94年ドラフト1位でダイエー(現ソフトバンク)に入団した城島は、捕手としては日本人初のメジャーリーガーとしても活躍。09年オフに4年間在籍したマリナーズを退団し、阪神と4年契約年俸4億円の破格の条件で契約した。
1年目の10年は全144試合にフル出場。打率.303、本塁打28、打点91で、ゴールデングラブ賞も受賞するなど、4億円の年俸にふさわしい働きを見せた。だが、シーズン終盤に左ヒザを痛め、オフに手術を受けたことで暗転。11年の開幕には間に合わせたが、6月には右ヒジも痛めて出場選手登録を抹消。8月には古傷の左ヒザの再手術に踏み切って、シーズンを棒に振り、わずか38試合の出場にとどまった。
体調が万全ではないため、今季は捕手を断念し一塁手にトライ。外野の練習にも取り組んだ。開幕メンバーには入ったが、今度は坐骨神経痛のため、5月11日に出場選手登録を抹消。椎間板ヘルニアの手術を受けた。8月には2軍戦で左ヒザ裏の肉離れを起こし、再び戦線離脱。9月に2軍戦に復帰したものの、1軍には戻れず。左ヒザ、右ヒジ、腰の故障で満身創いのなかで、城島は捕手としての復活は困難と判断し、引退を決めた。今季は24試合の出場で、39打数7安打0本塁打5打点、打率.179と寂しい成績だった。
9月25、26日のウエスタンリーグ、ソフトバンク戦(雁の巣)には先発出場。
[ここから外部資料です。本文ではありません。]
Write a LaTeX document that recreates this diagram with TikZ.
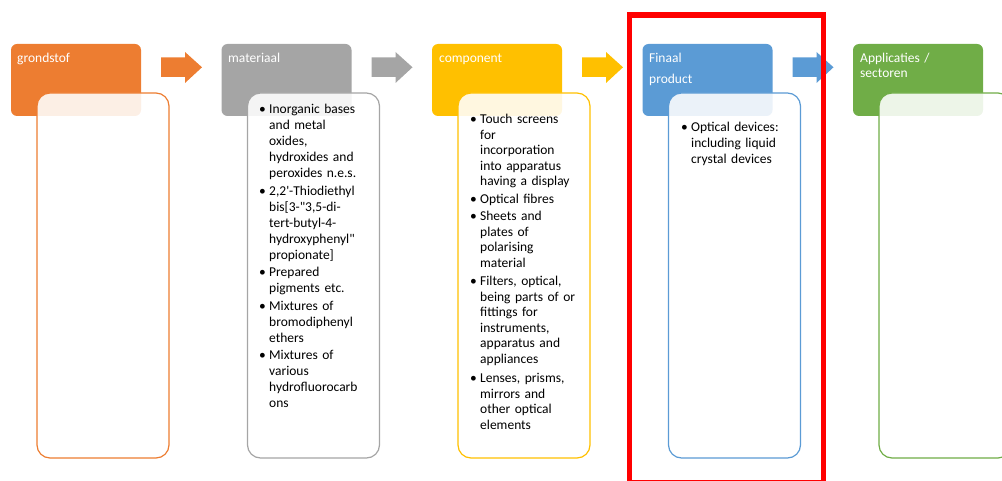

2試合で5打数4安打2打点の活躍で、打撃では元気な姿を見せていただけに、引退は残念。
城島は来季まで、契約を残していた。城島が捕手での復帰をあきらめ、体の負担が軽い一塁や外野でプレーすれば、現役を続けることができただろう。うまくいけば、4億円の年俸並みの働きはできたかもしれない。だが、城島は捕手としてのプレーにこだわって、ユニフォームを脱ぐ。
城島の引退に、球団はじくじたる思いに違いない。なんせ、年俸4億円である。3年間で支払った年俸総額は12億円で、まともにプレーしたのは1年だけ。球団にしてみれば、「捕手でなくてもいいから、来年活躍してくれれば…」というのがホンネだろう。これでは、球団としての損得勘定は大損というしかない。